Redistricting and an Essex County Democratic war led to the 2003 election of Sheila Oliver (D-East Orange), who today became the first African American woman to serve as Speaker of the New Jersey General Assembly.
Richard Codey (D-Roseland) represented East Orange for 28 years before redistricting in 2001. Afraid that a district with a Black majority might toss him in a Democratic primary, Codey created a new West Orange-based district, where pluralities in Orange and Livingston would outperform Republican-leaning West Essex towns. East Orange and Montclair became part of the new 34th district, where Democratic Assemblywoman Nia Gill (D-Montclair) easily defeated Republican State Sen. Norman Robertson (R-Clifton). Democrats dumped Gill’s running mate, Assemblyman LeRoy Jones (D-East Orange) and replaced him on the ticket with Willis Edwards (D-East Orange); the second Assembly seat went to Passaic County Freeholder Peter Eagler (D-Clifton). Jones ran unsuccessfully for Mayor of East Orange, losing the Democratic primary to incumbent Robert Bowser.
Jones backed Joseph DiVincenzo in an epic 2002 County Executive primary against Thomas Giblin; Bowser supported Giblin. As a result of DiVincenzo’s victory, Jones’ slate captured control of the East Orange Democratic Organization.
In 2003, the Democratic organization decided to dump Gill and run Jones as their candidate for Senate. As part of the deal, Edwards was dropped from the ticket and replaced with Oliver, a former one-term Essex County Freeholder who came within 51 votes of beating Bowser in the 1997 mayoral primary.
Feeling the heat, Gill and Bowser at the same time apparently forged an alliance and planned to form their own legislative ticket, along with Eagler. As a result, Gill assumed she would get the organization line in Passaic County. But the alliance fell apart in the last month when Essex Democrats surprised Gill by offering her a spot on their line. She refused it. But they also offered a spot to Eagler, who took it, and brought with him a commitment from Passaic to honor the Essex slate.
At that point Gill asked back on the line, but uneasy Democratic leaders refused to commit to her. By asking back on the line, she also may have ended whatever was left of her alliance with Bowser, who was suddenly left without a partner.
After Essex Democratic leaders settled on Jones as their Senate candidate, they struck a deal with Bowser that provided a spot for all East Orange city council incumbents to run on the Democratic line in exchange for the mayor’s support of the Democratic legislative ticket. Bowser said at the time that his flip from Gill to Jones was a matter of pragmatism.
“If you don’t win, you can’t help anybody,” he said.
Gill won an off-the-line primary, but Eagler and Oliver easily won the Assembly primary against Helyn Baltimore, a retired East Orange teacher, and Montclair attorney Howard Solomon.

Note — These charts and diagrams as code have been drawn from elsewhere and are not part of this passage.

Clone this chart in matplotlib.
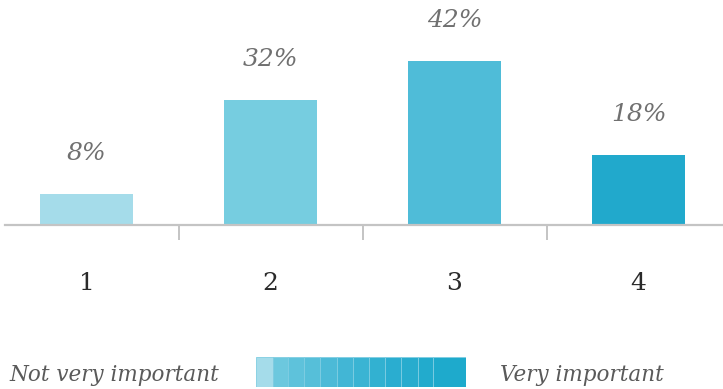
import matplotlib.pyplot as plt
import numpy as np

categories = ['1', '2', '3', '4']
shares = [8, 32, 42, 18]
bar_colors = ['#a5dcea', '#76cde0', '#4fbcd8', '#21a9cc']

scale_colors = ['#a5dcea', '#6cc8de', '#5ec2db', '#56bfd9', '#4cbad7', '#42b6d5',
                '#3ab4d3', '#32b1d1', '#2aadd0', '#27acce', '#22abcd', '#1eaacc']
scale_widths = [16.7, 15, 16.6, 15.7, 16.7, 16, 16.6, 15.7, 16, 16.7, 15.6, 32.7]
scale_labels = ['Not very important', 'Very important']

W, H = 723, 389
fig = plt.figure(figsize=(W / 100, H / 100), dpi=100)

# main bar axes: baseline sits 225px from the top
ax = fig.add_axes([5 / W, (H - 225) / H, 1 - 5 / W, 225 / H])
x = np.arange(len(categories))
ax.bar(x, shares, width=0.505, color=bar_colors)
ax.set_xlim(-0.443, 3.459)
ax.set_ylim(0, 57.6)

for s in ['top', 'right', 'left']:
    ax.spines[s].set_visible(False)
ax.spines['bottom'].set_color('#c4c4c4')
ax.spines['bottom'].set_linewidth(1.6)
ax.set_yticks([])
ax.set_xticks(x)
ax.set_xticklabels([])
ax.tick_params(axis='x', which='major', length=0)
ax.set_xticks(x[:-1] + 0.5, minor=True)
ax.tick_params(axis='x', which='minor', length=11, width=1.4, color='#c4c4c4')

for xi, lab in zip(x, categories):
    ax.text(xi, -0.262, lab, transform=ax.get_xaxis_transform(), ha='center',
            va='center', fontsize=18, color='#2a2a2a', family='DejaVu Serif',
            fontweight='light')

for xi, v in zip(x, shares):
    ax.annotate(f'{v}%', (xi, v), xytext=(0, 29), textcoords='offset points',
                ha='center', va='center', fontsize=18, color='#707070',
                style='italic', family='DejaVu Serif', fontweight='light')

# importance scale legend
lax = fig.add_axes([256 / W, (H - 387) / H, sum(scale_widths) / W, 30 / H])
left = np.concatenate([[0], np.cumsum(scale_widths)[:-1]])
lax.barh(0, scale_widths, left=left, height=1, color=scale_colors,
         edgecolor='#7fcde2', linewidth=0.6)
lax.set_xlim(0, sum(scale_widths))
lax.set_ylim(-0.5, 0.5)
lax.axis('off')

fig.text(9 / W, (H - 375) / H, scale_labels[0], ha='left', va='center',
         fontsize=15.5, color='#5a5a5a', style='italic', family='DejaVu Serif')
fig.text(500 / W, (H - 375) / H, scale_labels[1], ha='left', va='center',
         fontsize=15.5, color='#5a5a5a', style='italic', family='DejaVu Serif')

fig.savefig('out.png', dpi=100)
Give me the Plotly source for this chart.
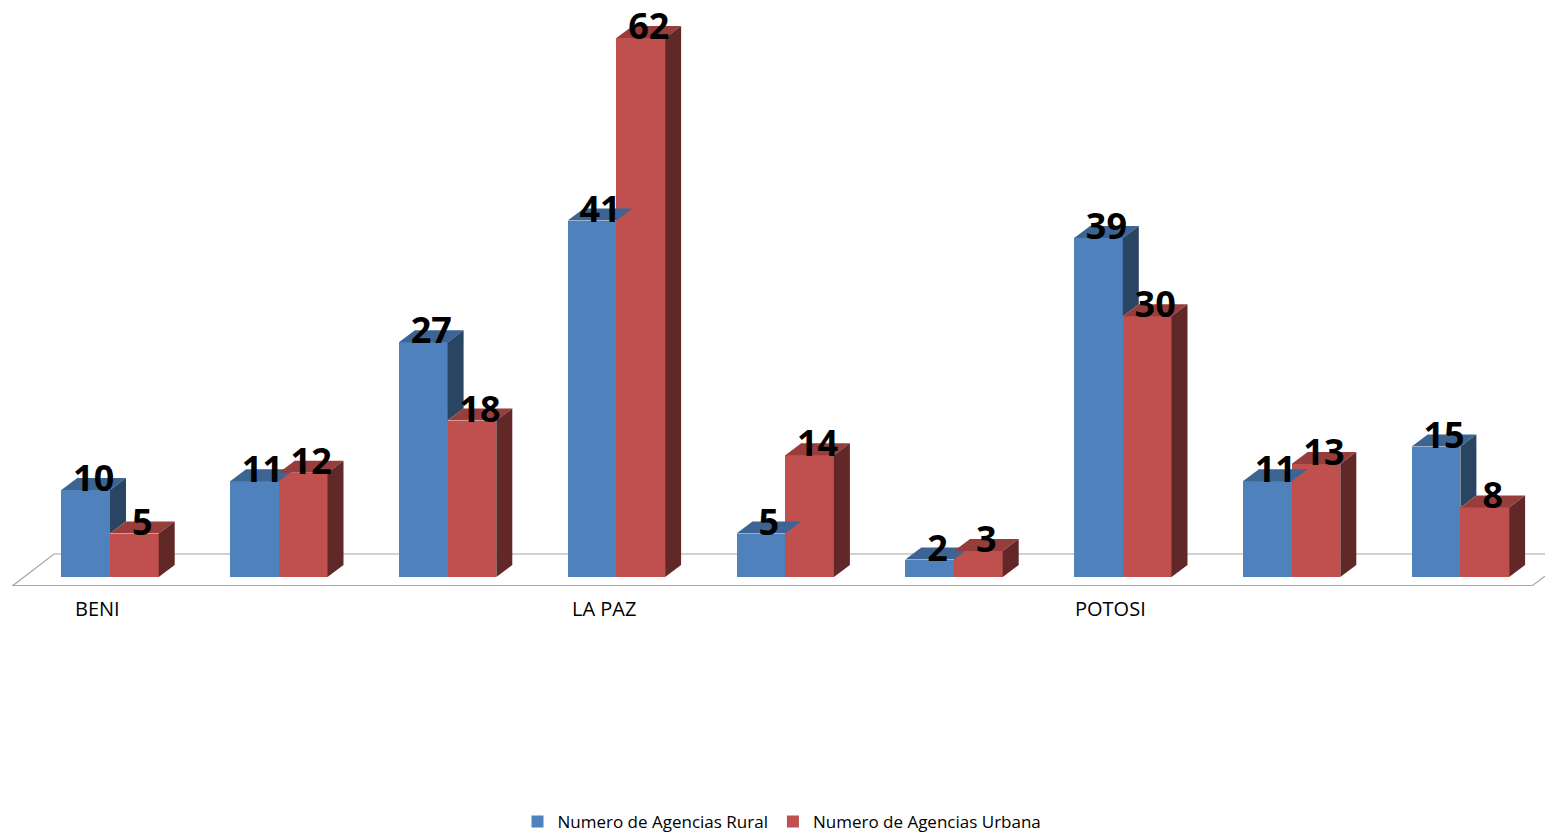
import plotly.graph_objects as go

categories = ["BENI", "CHUQUISACA", "COCHABAMBA", "LA PAZ", "ORURO",
              "PANDO", "POTOSI", "SANTA CRUZ", "TARIJA"]
rural = [10, 11, 27, 41, 5, 2, 39, 11, 15]
urbana = [5, 12, 18, 62, 14, 3, 30, 13, 8]
shown_labels = {0: "BENI", 3: "LA PAZ", 6: "POTOSI"}

W, H = 1553, 835
OX, OY = 8, 8           # page body margin compensation
PX_X = 168.8            # pixels per category
X0 = -(110 - OX) / PX_X
X1 = X0 + W / PX_X
PX_Y = 8.694            # pixels per value unit
BASE = 577 - OY         # figure pixel of value 0
Y0 = -(H - BASE) / PX_Y
Y1 = BASE / PX_Y


def gx(p):
    """page pixel x -> data x"""
    return X0 + (p - OX) / PX_X


def gy(p):
    """page pixel y -> data y"""
    return (577 - p) / PX_Y


BW = 48.7 / PX_X        # bar width (units)
DX = 16 / PX_X          # depth offset x
DY = 12 / PX_Y          # depth offset y
LBL_SHIFT = 4 / PX_Y    # label nudge down

BLUE, BLUE_TOP, BLUE_SIDE = "#4F81BD", "#3D6594", "#2A4563"
RED, RED_TOP, RED_SIDE = "#C0504D", "#973E3C", "#622727"

idx = list(range(len(categories)))
xr = [i - BW / 2 for i in idx]
xu = [i + BW / 2 for i in idx]

fig = go.Figure()

fig.add_trace(go.Bar(x=xr, y=rural, width=BW, marker=dict(color=BLUE, line_width=0),
                     name="Numero de Agencias Rural", hoverinfo="skip"))
fig.add_trace(go.Bar(x=xu, y=urbana, width=BW, marker=dict(color=RED, line_width=0),
                     name="Numero de Agencias Urbana", hoverinfo="skip"))


def poly(xs, ys, color):
    fig.add_trace(go.Scatter(x=xs + [xs[0]], y=ys + [ys[0]], mode="lines", fill="toself",
                             fillcolor=color, line=dict(width=0, color=color),
                             showlegend=False, hoverinfo="skip"))


for i in idx:
    hb, hr = rural[i], urbana[i]
    l, r = xr[i] - BW / 2, xr[i] + BW / 2
    poly([l, r, r + DX, l + DX], [hb, hb, hb + DY, hb + DY], BLUE_TOP)
    if hb > hr:
        poly([r, r + DX, r + DX, r], [hr, hr + DY, hb + DY, hb], BLUE_SIDE)
    l2, r2 = xu[i] - BW / 2, xu[i] + BW / 2
    poly([l2, r2, r2 + DX, l2 + DX], [hr, hr, hr + DY, hr + DY], RED_TOP)
    poly([r2, r2 + DX, r2 + DX, r2], [0, DY, hr + DY, hr], RED_SIDE)

lab_x = [x + DX / 2 for x in xr] + [x + DX / 2 for x in xu]
lab_y = [v + DY - LBL_SHIFT for v in rural] + [v + DY - LBL_SHIFT for v in urbana]
lab_t = [str(v) for v in rural] + [str(v) for v in urbana]
fig.add_trace(go.Scatter(x=lab_x, y=lab_y, text=lab_t, mode="text",
                         textposition="middle center",
                         textfont=dict(family="Open Sans", size=36, color="black", weight="bold"),
                         showlegend=False, hoverinfo="skip", cliponaxis=False))

# floor outline
fy_f, fy_b = gy(585.5), gy(554)
fig.add_shape(type="path", layer="below", xref="x", yref="y",
              path=(f"M{gx(13)},{fy_f} L{gx(1532.5)},{fy_f} "
                    f"L{gx(1575)},{fy_b} L{gx(54)},{fy_b} Z"),
              line=dict(color="#A6A6A6", width=1.2), fillcolor="white")

for i, name in shown_labels.items():
    fig.add_annotation(x=i - 12.5 / PX_X, y=gy(608), text=name, showarrow=False,
                       xanchor="center", yanchor="middle",
                       font=dict(family="Open Sans", size=20, color="black"))

fig.update_layout(
    width=W, height=H,
    margin=dict(l=0, r=0, t=0, b=0),
    paper_bgcolor="white", plot_bgcolor="white",
    barmode="overlay", bargap=0,
    xaxis=dict(range=[X0, X1], visible=False, fixedrange=True),
    yaxis=dict(range=[Y0, Y1], visible=False, fixedrange=True),
    showlegend=True,
    legend=dict(orientation="h", x=(782 - OX) / W, xanchor="center",
                y=(H - (822 - OY)) / H, yanchor="middle",
                font=dict(family="Open Sans", size=17, color="black"),
                bgcolor="rgba(0,0,0,0)", itemwidth=30, traceorder="normal"),
)

fig.write_html("out.html")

Two years later, Essex Democrats wanted to restore some intra-party peace by offering Giblin an Assembly seat. There was some talk that they would dump Oliver, but instead they wound up dropping Eagler from their ticket.
The new Assembly Majority Leader, Joseph Cryan, grew up in politics as the son of John Cryan, a Democratic Assemblyman from 1964 to 1968 and the Essex County Sheriff from 1968 to 1980. Cryan moved to Union County, where he became the Union Township Democratic Municipal Chairman. Cryan led a resurgence of the local Democratic organization there, and Republicans haven’t won locally in Union Township since the 1990’s.
Redistricting in 2001 moved Union Township from a Republican-leaning district to a solidly-Democratic one that included Elizabeth and Roselle. Cryan had little obstacles toward winning an open Assembly seat.